Click to enlarge > Screen capture from Midnight Mars Browser, Opportunity sol 1,666

As of sol 1,666, Opportunity had driven about 250 meters south of Duck Bay, the point at which it had entered Victoria crater an Earth year before. In this panorama it is looking across Cape Victory toward the crater. Most of the panorama is built of larger Navcam frames; the smaller images in the center of the panorama are higher-resolution images taken with the Pancam, and indicate Opportunity's next likely drive direction. Credit: NASA / JPL / Cornell / Midnight Mars Browser (Michael Howard)

If you aren't among the people who have given over 25 GB of your hard drive to Midnight Mars Browser, Mike has helpfully exported this view as a Quicktime VR panorama, on which you can click and drag your mouse to spin the view around.

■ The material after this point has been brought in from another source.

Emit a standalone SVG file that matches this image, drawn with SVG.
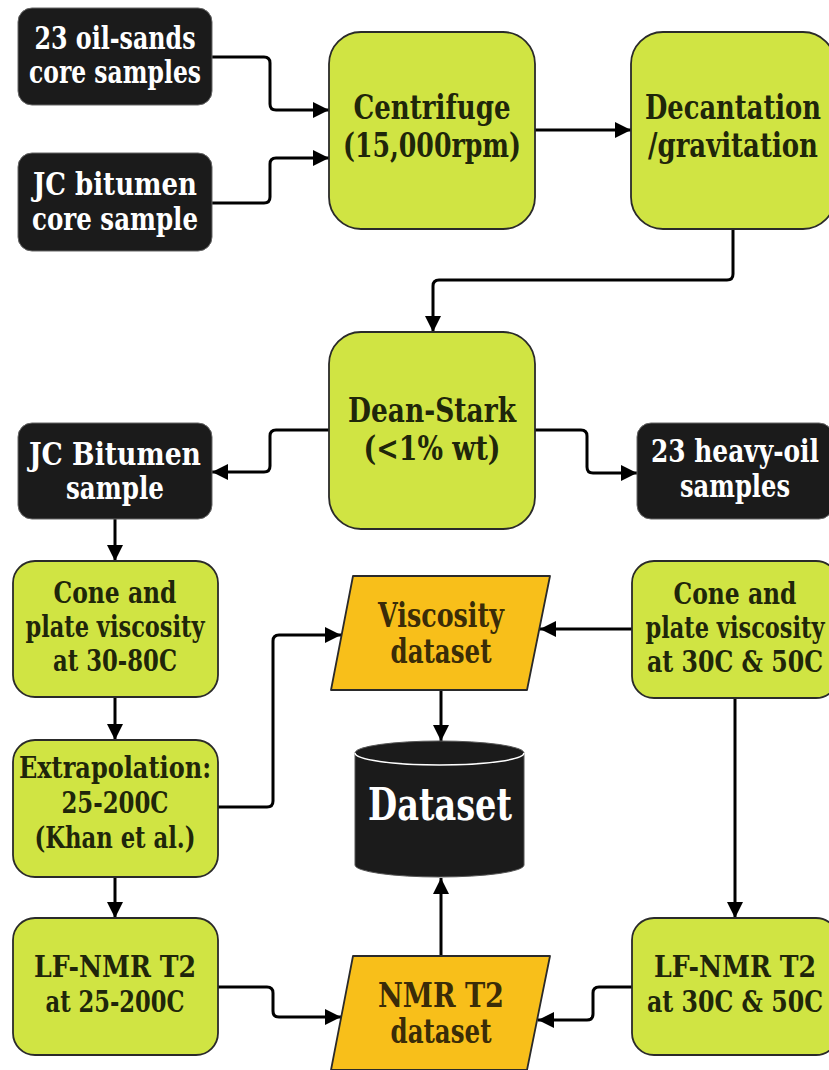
<svg xmlns="http://www.w3.org/2000/svg" width="829" height="1070" viewBox="0 0 829 1070">
<defs>
<marker id="ah" markerUnits="userSpaceOnUse" viewBox="0 0 12 12" markerWidth="16" markerHeight="16" refX="12" refY="6" orient="auto">
<path d="M0,0 L12,6 L0,12 Z" fill="#000"/>
</marker>
<style>
.blk{fill:#1b1b1b;stroke:#666;stroke-width:1}
.grn{fill:#d0e443;stroke:#2a2a2a;stroke-width:1.8}
.org{fill:#f8bf1a;stroke:#2a2a2a;stroke-width:1.8;stroke-linejoin:round}
.tw{fill:#ffffff;font-size:32px}
.tg{fill:#1f260a;font-size:34px}
.ts{fill:#1f260a;font-size:30px}
.to{fill:#3a2c08;font-size:33px}
.con{fill:none;stroke:#000;stroke-width:3;marker-end:url(#ah)}
</style>
</defs>
<rect width="829" height="1070" fill="#fff"/>
<g id="connectors">
<path class="con" d="M212,57 H264 Q270,57 270,63 V104 Q270,110 276,110 H329"/>
<path class="con" d="M212,203 H264 Q270,203 270,197 V164 Q270,158 276,158 H329"/>
<path class="con" d="M535,130 H631"/>
<path class="con" d="M733,229 V274 Q733,280 727,280 H439 Q433,280 433,286 V332"/>
<path class="con" d="M329,430 H276 Q270,430 270,436 V466 Q270,472 264,472 H212"/>
<path class="con" d="M535,430 H581 Q587,430 587,436 V467 Q587,473 593,473 H637"/>
<path class="con" d="M115,519 V561"/>
<path class="con" d="M115,697 V740"/>
<path class="con" d="M218,807 H267 Q273,807 273,801 V641 Q273,635 279,635 H341"/>
<path class="con" d="M632,629 H540"/>
<path class="con" d="M441,690 V741"/>
<path class="con" d="M115,877 V918"/>
<path class="con" d="M735,698 V918"/>
<path class="con" d="M218,987 H267 Q273,987 273,993 V1011 Q273,1017 279,1017 H341"/>
<path class="con" d="M632,987 H599 Q593,987 593,993 V1014 Q593,1020 587,1020 H538"/>
<path class="con" d="M441,956 V878"/>
</g>
<g font-family="DejaVu Serif, serif" font-weight="bold" text-anchor="middle">
<g id="oilsands">
<rect class="blk" x="18" y="8" width="194" height="97" rx="14"/>
<text class="tw" x="115" y="49" textLength="161" lengthAdjust="spacingAndGlyphs">23 oil-sands</text>
<text class="tw" x="115" y="83" textLength="172" lengthAdjust="spacingAndGlyphs">core samples</text>
</g>
<g id="jccore">
<rect class="blk" x="18" y="153" width="194" height="98" rx="14"/>
<text class="tw" x="115" y="195" textLength="164" lengthAdjust="spacingAndGlyphs">JC bitumen</text>
<text class="tw" x="115" y="230" textLength="166" lengthAdjust="spacingAndGlyphs">core sample</text>
</g>
<g id="centrifuge">
<rect class="grn" x="329" y="32" width="206" height="197" rx="32"/>
<text class="tg" x="432" y="119" textLength="157" lengthAdjust="spacingAndGlyphs">Centrifuge</text>
<text class="tg" x="432" y="157" textLength="178" lengthAdjust="spacingAndGlyphs">(15,000rpm)</text>
</g>
<g id="decantation">
<rect class="grn" x="631" y="32" width="204" height="197" rx="32"/>
<text class="tg" x="733" y="119" textLength="176" lengthAdjust="spacingAndGlyphs">Decantation</text>
<text class="tg" x="733" y="157" textLength="170" lengthAdjust="spacingAndGlyphs">/gravitation</text>
</g>
<g id="deanstark">
<rect class="grn" x="329" y="332" width="206" height="197" rx="32"/>
<text class="tg" x="432" y="422" textLength="168" lengthAdjust="spacingAndGlyphs">Dean-Stark</text>
<text class="tg" x="432" y="460" textLength="137" lengthAdjust="spacingAndGlyphs">(&lt;1% wt)</text>
</g>
<g id="jcsample">
<rect class="blk" x="18" y="423" width="194" height="96" rx="14"/>
<text class="tw" x="115" y="465" textLength="172" lengthAdjust="spacingAndGlyphs">JC Bitumen</text>
<text class="tw" x="115" y="499" textLength="98" lengthAdjust="spacingAndGlyphs">sample</text>
</g>
<g id="heavyoil">
<rect class="blk" x="637" y="423" width="196" height="96" rx="14"/>
<text class="tw" x="735" y="462" textLength="168" lengthAdjust="spacingAndGlyphs">23 heavy-oil</text>
<text class="tw" x="735" y="497" textLength="110" lengthAdjust="spacingAndGlyphs">samples</text>
</g>
<g id="coneleft">
<rect class="grn" x="13" y="561" width="205" height="136" rx="22"/>
<text class="ts" x="115" y="603" textLength="123" lengthAdjust="spacingAndGlyphs">Cone and</text>
<text class="ts" x="115" y="637" textLength="179" lengthAdjust="spacingAndGlyphs">plate viscosity</text>
<text class="ts" x="115" y="671" textLength="124" lengthAdjust="spacingAndGlyphs">at 30-80C</text>
</g>
<g id="coneright">
<rect class="grn" x="632" y="561" width="206" height="137" rx="22"/>
<text class="ts" x="735" y="604" textLength="123" lengthAdjust="spacingAndGlyphs">Cone and</text>
<text class="ts" x="735" y="638" textLength="179" lengthAdjust="spacingAndGlyphs">plate viscosity</text>
<text class="ts" x="735" y="672" textLength="176" lengthAdjust="spacingAndGlyphs">at 30C &amp; 50C</text>
</g>
<g id="extrapolation">
<rect class="grn" x="13" y="740" width="205" height="137" rx="22"/>
<text class="ts" x="115" y="778" textLength="192" lengthAdjust="spacingAndGlyphs">Extrapolation:</text>
<text class="ts" x="115" y="813" textLength="107" lengthAdjust="spacingAndGlyphs">25-200C</text>
<text class="ts" x="115" y="848" textLength="161" lengthAdjust="spacingAndGlyphs">(Khan et al.)</text>
</g>
<g id="viscositydataset">
<path class="org" d="M353,576 H550 L527,690 H331 Z"/>
<text class="to" x="441" y="627" textLength="126" lengthAdjust="spacingAndGlyphs">Viscosity</text>
<text class="to" x="441" y="663" textLength="101" lengthAdjust="spacingAndGlyphs">dataset</text>
</g>
<g id="dataset">
<path d="M355,753 A84.5,12 0 0,1 524,753 V865 A84.5,12 0 0,1 355,865 Z" fill="#1b1b1b" stroke="#555" stroke-width="1"/>
<path d="M355,753 A84.5,12 0 0,0 524,753" fill="none" stroke="#fff" stroke-width="1.5"/>
<text x="440" y="820" fill="#fff" font-size="44" textLength="144" lengthAdjust="spacingAndGlyphs">Dataset</text>
</g>
<g id="nmrleft">
<rect class="grn" x="13" y="918" width="205" height="137" rx="22"/>
<text class="ts" x="115" y="977" textLength="162" lengthAdjust="spacingAndGlyphs">LF-NMR T2</text>
<text class="ts" x="115" y="1012" textLength="139" lengthAdjust="spacingAndGlyphs">at 25-200C</text>
</g>
<g id="nmrright">
<rect class="grn" x="632" y="918" width="206" height="137" rx="22"/>
<text class="ts" x="735" y="977" textLength="162" lengthAdjust="spacingAndGlyphs">LF-NMR T2</text>
<text class="ts" x="735" y="1012" textLength="176" lengthAdjust="spacingAndGlyphs">at 30C &amp; 50C</text>
</g>
<g id="nmrdataset">
<path class="org" d="M353,956 H550 L527,1070 H331 Z"/>
<text class="to" x="441" y="1007" textLength="126" lengthAdjust="spacingAndGlyphs">NMR T2</text>
<text class="to" x="441" y="1043" textLength="101" lengthAdjust="spacingAndGlyphs">dataset</text>
</g>
</g>
</svg>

That hole in the ground is, of course, Victoria crater, Opportunity's neighborhood for the last Mars year or so. We're about to leave it in the rear-view mirror, but not before taking one last parting view. You don't even need to read A. J. S. Rayl's latest rover update (although you should go read that!) to figure out what's going to happen next; the only clues you need are in the panorama above. At the end of any long drive, the rovers usually grab at least a partial panorama with their Navigation Cameras (Navcams) to get a good fix on where they are. The Navcams are black-and-white only and are the lower- resolution of the rovers' mast-mounted cameras; you don't need very many Navcam images to make a complete 360-degree view around the rover. In the panorama above, you can see parts of five Navcam frames tiling Opportunity's horizon, and a further two that fill in the space immediately in front of the rover's wheels. But on top of that, you see four much smaller tiles. Those are Pancam frames. Pancam has roughly three times higher resolution than Navcam; the tradeoff is that it takes more Pancam shots to cover the world around Opportunity. So at the end of a drive, they take Pancam shots only in the direction that they plan to drive next, giving the rover drivers a detailed view of the terrain at a distance from the rover. On any Midnight Mars Browser panorama, the location of the Pancam shots tells you where the rover drivers are aiming Opportunity next. In this case, they're aimed at the crater rim -- so they're planning on driving Opportunity toward the rim, presumably to get a good look back at the crater.